Brian Woodget names the winners of the 2014 Schools’ Analyst competition and thanks all sponsors, students, teachers and universities who contributed to the heats and final. In his final report after ten years of coordinating the final Brian Woodget hands over to Prof John R. Dean with well wishes and luck.
On the 23/24 June, the final of the 2014 national Schools’ Analyst Competition was held at the University of Central Lancashire (UCLan) in Preston. This was one of the first universities in the UK to restart the teaching of chemistry at degree level following a resurgence of the interest in students taking A levels in Chemistry. In addition to this course, the university offers a very successful degree in forensic science where of course there are many synergies between the two disciplines.
For this year’s final, Dr Robert Smith and William Stockburn from UCLan devised a programme of experiments around a forensic theme. The teams had to carry out an EDTA titration, quantitative analyses involving fluorescence spectroscopy and HPLC and a qualitative evaluation using specific chemical tests.
The winning team of Year 12 students came from Charterhouse School in Surrey and were one of the three schools representing the South East Region of the Analytical Division. Figure 1 shows the winning team comprising Anthony Wong, Max Thomas and Bettina Chan.
The school received a prize of £1000 together with Amazon vouchers of £50 to each of the three team members. The school will hold the new shield until June next year, this being the second occasion on which they have won the competition.
It was impossible for the judges to separate the two teams that came second and therefore the judges agreed on this occasion, to award two second prizes to Down High School from Northern Ireland and Holyhead High School from North Wales, one of the representatives of the North West Region. Each of these schools received £600 with the team members receiving £30 vouchers each. The team coming third was from Varndean College in Brighton, again from the South East Region, and they received £300 and £20 vouchers to each of the team members. The judges for this year’s competition were Professor John Dean (University of Northumbria), Dr Andrew Morrison (Robert Gordon University) and Brian Woodget (Coordinator for the National Schools’ Analyst Competition), who also chaired the judging panel. The prizes were awarded by Alan Handley (LGC North West), President of the Analytical Division.

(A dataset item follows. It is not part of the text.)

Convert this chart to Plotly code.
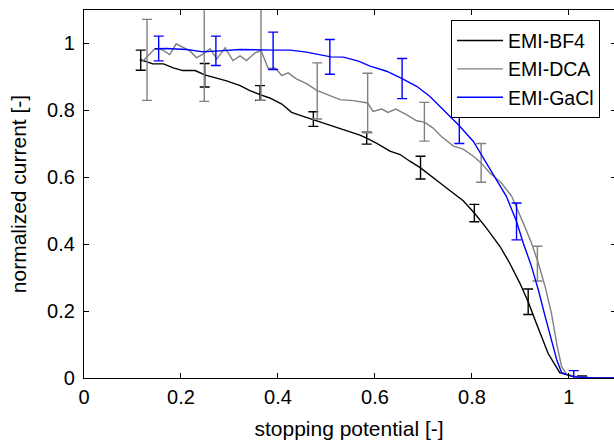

The organisers of the competition would like to express their thanks to the university for agreeing to hold the event and for providing excellent technical and administration support. In particular, we would like to thank Dr Robert Smith, William Stockburn, Louise Oldfield, Sam Porter and Sal Tracy from UCLan for making the whole event memorable for all of the teams who attended.
The competition is sponsored mainly by the Analytical Chemistry Trust Fund, however during the 20+ heats held throughout the UK, many other companies, too numerous to mention, also provided financial sponsorship to support this national event. Without their help, the costs involved would be too prohibitive and some heats may not have been feasible. The final was also generously sponsored by the North West Region of the Analytical Division. To all of the sponsors, the Analytical Division expresses its gratitude. Subsequent to the final, we have received some complementary comments from a number of the schools who participated, saying how much their teams enjoyed the experience.
The 2015 final will be held at the Robert Gordon University in Aberdeen on 22/23 June.
This is the last year in which I have been responsible for coordinating the final of this competition. Professor John Dean from the University of Northumbria is now assuming this mantle. I should therefore like to take this opportunity of thanking everyone that I have met and who have helped me over the past 10 years of my involvement with this flagship event of the Analytical Division. Without the agreement of the universities to allow us to use their premises, the enthusiasm of the staff, both academic and technical, to develop and validate experiments and the additional help provided by the administrative staff in these universities, the competition would not exist. I hope that some of the year 12 students who participated in the competition, either during the heats and possibly the final, will have been enthused by their experiences to go onto study chemistry at university, and maybe choose analytical science as a career. I have certainly enjoyed my role as coordinator and wish John well for the future.